A former Russian security agent allegedly poisoned in London looks “like a ghost” in hospital, a friend said today.
Alexander Litvinenko has only a 50% chance of surviving the next four weeks, said Alex Goldfarb, who brought him to Britain six years ago and has been visiting him in hospital.
Associates of Mr Litvinenko are reported to believe he was the victim of an attack by the Russian regime.
Such allegations evoke echoes of Cold War incidents such as the assassination of Georgi Markov, the Bulgarian dissident murdered in London with a poison-tipped umbrella in 1978.
A Scotland Yard spokesman said: “We can confirm that officers from the Specialist Crime Directorate are investigating a suspicious poisoning. There are no arrests and inquiries continue.
“His condition is serious but stable.”
According to reports, Litvinenko, a former colonel in the FSB – successor to the KGB – was taken ill on November 1 while investigating the recent murder of dissident Russian journalist Anna Politkovskaya.
The 44-year-old is thought to have been poisoned following a secret meeting with an associate at a sushi bar in London’s Piccadilly, having been given documents which claimed to name her killers.
He is reported to have been poisoned with thallium, a highly-toxic, colourless and odourless chemical once used in rat and ant killer.
Among the distinctive effects of thallium poisoning are loss of hair and damage to peripheral nerves.
Mr Goldfarb, who has been visiting Litvinenko in London’s University College Hospital, said today: “He looks like a ghost. He’s a very fit man. He never smoked, he never drank, he would run five miles a day, but now he has lost all his hair, he has inflammation in the throat, so he cannot swallow, he has to be fed intravenously, he is very weak, and has not eaten properly for many days.
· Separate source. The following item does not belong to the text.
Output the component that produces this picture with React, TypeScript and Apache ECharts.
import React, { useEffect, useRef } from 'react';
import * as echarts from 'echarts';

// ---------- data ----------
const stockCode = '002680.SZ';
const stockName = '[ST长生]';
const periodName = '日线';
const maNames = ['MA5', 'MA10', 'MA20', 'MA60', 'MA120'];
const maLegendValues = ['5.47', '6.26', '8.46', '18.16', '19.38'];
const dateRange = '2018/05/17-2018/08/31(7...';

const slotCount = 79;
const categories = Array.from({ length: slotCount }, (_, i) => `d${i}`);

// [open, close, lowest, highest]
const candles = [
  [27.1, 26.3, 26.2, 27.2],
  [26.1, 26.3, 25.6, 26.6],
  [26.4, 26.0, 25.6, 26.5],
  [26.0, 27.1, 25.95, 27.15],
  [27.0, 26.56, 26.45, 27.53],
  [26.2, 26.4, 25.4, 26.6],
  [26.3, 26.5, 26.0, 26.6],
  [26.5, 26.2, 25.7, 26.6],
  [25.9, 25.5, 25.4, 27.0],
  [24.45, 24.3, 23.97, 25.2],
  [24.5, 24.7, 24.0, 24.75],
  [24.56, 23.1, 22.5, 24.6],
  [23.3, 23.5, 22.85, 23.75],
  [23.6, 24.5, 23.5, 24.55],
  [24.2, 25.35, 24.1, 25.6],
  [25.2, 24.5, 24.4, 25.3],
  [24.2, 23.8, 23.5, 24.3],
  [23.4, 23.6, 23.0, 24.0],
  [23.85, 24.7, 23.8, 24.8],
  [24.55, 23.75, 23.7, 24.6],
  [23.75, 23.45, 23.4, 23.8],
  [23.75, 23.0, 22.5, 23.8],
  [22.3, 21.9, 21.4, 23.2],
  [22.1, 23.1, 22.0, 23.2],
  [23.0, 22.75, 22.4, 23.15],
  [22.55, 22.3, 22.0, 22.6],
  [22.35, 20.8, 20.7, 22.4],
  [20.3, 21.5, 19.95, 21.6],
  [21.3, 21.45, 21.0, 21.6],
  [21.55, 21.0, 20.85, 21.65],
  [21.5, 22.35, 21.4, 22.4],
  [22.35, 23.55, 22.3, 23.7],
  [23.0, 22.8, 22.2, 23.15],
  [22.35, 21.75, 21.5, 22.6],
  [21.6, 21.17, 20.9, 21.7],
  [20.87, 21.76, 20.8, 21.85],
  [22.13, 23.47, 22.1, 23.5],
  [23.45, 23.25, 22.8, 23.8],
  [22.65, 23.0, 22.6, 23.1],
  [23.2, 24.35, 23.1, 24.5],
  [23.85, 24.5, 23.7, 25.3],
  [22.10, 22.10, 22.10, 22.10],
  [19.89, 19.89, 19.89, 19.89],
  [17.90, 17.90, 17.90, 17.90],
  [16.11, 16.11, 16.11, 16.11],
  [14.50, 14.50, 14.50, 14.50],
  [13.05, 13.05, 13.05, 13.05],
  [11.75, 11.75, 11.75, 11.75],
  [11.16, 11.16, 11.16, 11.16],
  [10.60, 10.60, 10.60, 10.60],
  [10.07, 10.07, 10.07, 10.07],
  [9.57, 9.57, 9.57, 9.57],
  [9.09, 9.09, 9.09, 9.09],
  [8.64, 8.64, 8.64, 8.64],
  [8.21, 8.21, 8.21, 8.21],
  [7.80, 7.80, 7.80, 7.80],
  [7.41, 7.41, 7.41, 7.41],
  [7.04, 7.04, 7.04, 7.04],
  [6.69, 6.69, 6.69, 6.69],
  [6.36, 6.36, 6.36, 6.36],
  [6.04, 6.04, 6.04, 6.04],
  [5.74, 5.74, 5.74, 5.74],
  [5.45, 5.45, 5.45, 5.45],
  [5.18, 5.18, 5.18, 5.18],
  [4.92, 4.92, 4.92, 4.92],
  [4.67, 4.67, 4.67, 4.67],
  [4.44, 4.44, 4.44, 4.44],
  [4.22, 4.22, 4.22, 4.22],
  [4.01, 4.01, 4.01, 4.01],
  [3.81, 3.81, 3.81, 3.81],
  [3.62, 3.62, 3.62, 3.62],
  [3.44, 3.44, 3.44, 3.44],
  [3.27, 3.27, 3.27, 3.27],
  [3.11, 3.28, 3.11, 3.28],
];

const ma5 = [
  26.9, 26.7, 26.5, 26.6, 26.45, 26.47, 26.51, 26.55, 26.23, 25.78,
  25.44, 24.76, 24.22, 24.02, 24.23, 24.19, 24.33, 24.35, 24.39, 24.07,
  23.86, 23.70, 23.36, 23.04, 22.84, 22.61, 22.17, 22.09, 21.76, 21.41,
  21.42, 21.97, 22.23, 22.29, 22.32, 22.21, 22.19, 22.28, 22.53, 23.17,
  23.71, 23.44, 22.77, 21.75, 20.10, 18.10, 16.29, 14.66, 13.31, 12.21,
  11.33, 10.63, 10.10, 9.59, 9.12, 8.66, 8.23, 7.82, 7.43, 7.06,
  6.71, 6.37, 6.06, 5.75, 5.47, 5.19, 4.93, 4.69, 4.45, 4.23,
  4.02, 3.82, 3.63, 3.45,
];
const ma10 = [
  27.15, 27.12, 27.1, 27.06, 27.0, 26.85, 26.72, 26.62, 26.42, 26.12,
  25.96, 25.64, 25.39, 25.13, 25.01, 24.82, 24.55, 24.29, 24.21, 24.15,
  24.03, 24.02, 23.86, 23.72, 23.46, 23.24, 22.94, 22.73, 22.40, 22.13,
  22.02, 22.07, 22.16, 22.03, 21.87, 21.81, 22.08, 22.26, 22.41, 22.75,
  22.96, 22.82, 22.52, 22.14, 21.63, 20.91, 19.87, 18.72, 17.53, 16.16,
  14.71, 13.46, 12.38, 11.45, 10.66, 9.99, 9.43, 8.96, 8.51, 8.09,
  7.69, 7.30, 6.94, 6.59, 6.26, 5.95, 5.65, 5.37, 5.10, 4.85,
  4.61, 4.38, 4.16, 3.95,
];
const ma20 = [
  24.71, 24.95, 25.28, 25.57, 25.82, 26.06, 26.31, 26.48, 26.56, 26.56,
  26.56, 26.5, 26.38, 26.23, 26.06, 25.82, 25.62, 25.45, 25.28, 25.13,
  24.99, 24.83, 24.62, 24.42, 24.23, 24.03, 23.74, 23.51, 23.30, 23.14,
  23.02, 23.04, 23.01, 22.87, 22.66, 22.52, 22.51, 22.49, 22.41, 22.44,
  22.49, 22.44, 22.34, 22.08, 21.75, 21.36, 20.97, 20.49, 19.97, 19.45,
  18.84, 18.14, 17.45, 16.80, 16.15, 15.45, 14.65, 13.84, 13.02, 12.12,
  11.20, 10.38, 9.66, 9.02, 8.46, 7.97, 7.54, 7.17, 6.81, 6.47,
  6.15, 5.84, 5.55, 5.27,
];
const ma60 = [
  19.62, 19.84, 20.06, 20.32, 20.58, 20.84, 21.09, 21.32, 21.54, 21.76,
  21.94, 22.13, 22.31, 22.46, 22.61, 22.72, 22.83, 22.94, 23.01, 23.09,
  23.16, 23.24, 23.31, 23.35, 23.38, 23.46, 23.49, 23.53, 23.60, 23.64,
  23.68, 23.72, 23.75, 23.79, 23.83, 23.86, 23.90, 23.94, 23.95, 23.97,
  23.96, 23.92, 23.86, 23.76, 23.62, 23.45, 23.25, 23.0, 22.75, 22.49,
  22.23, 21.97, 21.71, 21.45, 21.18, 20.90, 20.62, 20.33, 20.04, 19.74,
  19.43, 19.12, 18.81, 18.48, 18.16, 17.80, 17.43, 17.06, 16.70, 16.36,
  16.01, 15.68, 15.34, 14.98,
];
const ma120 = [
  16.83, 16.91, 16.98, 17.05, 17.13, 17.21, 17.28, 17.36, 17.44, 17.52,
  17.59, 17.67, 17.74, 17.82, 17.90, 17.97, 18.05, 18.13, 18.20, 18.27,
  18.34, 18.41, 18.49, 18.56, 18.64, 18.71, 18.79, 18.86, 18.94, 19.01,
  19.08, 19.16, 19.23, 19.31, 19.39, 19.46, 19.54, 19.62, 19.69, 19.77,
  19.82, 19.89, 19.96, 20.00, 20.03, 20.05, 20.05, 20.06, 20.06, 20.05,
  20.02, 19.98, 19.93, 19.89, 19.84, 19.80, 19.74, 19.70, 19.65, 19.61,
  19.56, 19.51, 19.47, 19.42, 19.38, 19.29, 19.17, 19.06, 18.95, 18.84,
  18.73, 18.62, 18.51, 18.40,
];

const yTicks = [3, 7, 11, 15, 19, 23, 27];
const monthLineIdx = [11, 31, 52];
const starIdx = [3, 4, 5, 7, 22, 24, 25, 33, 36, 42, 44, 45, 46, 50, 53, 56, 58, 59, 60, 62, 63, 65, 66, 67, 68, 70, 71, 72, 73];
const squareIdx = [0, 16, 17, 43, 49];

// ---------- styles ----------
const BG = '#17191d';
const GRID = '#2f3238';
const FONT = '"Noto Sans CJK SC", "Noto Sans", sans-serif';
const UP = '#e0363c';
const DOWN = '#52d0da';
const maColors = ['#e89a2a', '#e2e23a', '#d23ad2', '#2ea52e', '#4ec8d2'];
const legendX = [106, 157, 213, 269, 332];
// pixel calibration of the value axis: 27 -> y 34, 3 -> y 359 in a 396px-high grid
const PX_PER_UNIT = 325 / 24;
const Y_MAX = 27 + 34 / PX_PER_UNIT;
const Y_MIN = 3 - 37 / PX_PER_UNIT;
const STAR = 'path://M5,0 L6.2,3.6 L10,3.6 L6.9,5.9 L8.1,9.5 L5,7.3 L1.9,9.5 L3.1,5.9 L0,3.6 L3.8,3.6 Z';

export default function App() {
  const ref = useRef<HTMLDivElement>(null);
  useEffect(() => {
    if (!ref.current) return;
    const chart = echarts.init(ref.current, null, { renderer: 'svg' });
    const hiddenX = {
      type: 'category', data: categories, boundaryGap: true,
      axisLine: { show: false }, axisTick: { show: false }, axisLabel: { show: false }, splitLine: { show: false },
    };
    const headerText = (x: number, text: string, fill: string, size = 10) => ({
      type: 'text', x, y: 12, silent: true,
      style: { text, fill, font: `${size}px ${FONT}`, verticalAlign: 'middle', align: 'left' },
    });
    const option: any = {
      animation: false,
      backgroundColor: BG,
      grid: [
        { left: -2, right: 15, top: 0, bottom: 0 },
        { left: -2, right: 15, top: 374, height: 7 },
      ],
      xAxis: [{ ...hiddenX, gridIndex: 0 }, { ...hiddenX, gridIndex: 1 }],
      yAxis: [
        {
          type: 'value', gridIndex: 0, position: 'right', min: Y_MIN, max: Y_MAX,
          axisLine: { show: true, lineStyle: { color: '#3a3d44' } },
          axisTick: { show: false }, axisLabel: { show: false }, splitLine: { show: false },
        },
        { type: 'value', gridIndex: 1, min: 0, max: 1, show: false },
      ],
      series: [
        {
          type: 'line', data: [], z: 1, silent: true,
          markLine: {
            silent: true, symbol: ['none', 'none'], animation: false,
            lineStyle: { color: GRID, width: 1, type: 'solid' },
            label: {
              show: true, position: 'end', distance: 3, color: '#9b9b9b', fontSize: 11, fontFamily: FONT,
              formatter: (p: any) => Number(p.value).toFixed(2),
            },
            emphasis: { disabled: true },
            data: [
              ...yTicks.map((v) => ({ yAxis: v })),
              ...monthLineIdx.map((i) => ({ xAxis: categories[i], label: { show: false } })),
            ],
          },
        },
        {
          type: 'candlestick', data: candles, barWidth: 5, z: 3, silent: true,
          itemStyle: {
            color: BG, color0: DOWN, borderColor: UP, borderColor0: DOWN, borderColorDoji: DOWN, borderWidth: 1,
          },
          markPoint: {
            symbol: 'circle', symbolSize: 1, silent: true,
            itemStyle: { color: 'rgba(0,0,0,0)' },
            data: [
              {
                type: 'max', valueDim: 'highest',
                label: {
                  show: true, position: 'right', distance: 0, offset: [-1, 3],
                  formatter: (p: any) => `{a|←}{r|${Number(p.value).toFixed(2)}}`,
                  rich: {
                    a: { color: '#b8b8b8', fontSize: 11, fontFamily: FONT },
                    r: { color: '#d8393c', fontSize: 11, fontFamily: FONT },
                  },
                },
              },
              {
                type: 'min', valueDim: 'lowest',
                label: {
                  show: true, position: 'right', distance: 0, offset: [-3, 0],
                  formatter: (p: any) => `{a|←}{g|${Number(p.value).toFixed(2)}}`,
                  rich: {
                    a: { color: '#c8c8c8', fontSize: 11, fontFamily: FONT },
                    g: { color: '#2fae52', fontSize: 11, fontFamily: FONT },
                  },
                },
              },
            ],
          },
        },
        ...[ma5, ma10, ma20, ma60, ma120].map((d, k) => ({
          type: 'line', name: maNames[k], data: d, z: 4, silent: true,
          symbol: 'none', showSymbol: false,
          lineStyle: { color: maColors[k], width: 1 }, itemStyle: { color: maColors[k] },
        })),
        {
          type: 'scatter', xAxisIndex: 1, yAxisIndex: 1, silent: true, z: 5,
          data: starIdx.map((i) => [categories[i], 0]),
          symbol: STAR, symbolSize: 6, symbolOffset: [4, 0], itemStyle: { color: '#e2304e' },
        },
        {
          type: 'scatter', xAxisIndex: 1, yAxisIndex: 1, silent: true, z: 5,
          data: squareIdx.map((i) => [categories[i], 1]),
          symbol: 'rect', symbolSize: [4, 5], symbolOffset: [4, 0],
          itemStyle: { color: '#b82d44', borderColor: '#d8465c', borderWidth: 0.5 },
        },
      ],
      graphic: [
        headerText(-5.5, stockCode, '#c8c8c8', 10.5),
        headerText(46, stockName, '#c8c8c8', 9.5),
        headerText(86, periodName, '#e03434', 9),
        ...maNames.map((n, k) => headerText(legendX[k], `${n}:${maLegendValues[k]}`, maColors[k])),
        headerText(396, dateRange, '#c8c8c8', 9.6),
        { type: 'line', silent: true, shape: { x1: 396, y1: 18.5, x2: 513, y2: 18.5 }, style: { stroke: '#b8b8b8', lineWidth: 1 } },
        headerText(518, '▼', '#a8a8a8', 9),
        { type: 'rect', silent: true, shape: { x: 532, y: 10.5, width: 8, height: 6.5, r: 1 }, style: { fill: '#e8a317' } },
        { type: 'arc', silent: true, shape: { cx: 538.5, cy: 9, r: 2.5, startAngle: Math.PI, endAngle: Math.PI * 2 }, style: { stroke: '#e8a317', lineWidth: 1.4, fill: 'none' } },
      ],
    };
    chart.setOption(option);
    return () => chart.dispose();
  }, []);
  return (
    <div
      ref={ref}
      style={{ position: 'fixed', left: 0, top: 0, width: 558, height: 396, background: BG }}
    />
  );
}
He can speak only with difficulty.”
Mr Goldfarb is executive director of the International Foundation for Civil Liberties, set up by prominent Russian exile Boris Berezovsky, and is normally based in New York.
He said Mr Litvinenko had been treated first at Barnet Hospital in north London but was moved to UCH when his condition worsened.
“He has potential for heart failure, and his immune system is knocked out, making him very susceptible to infection,” he said.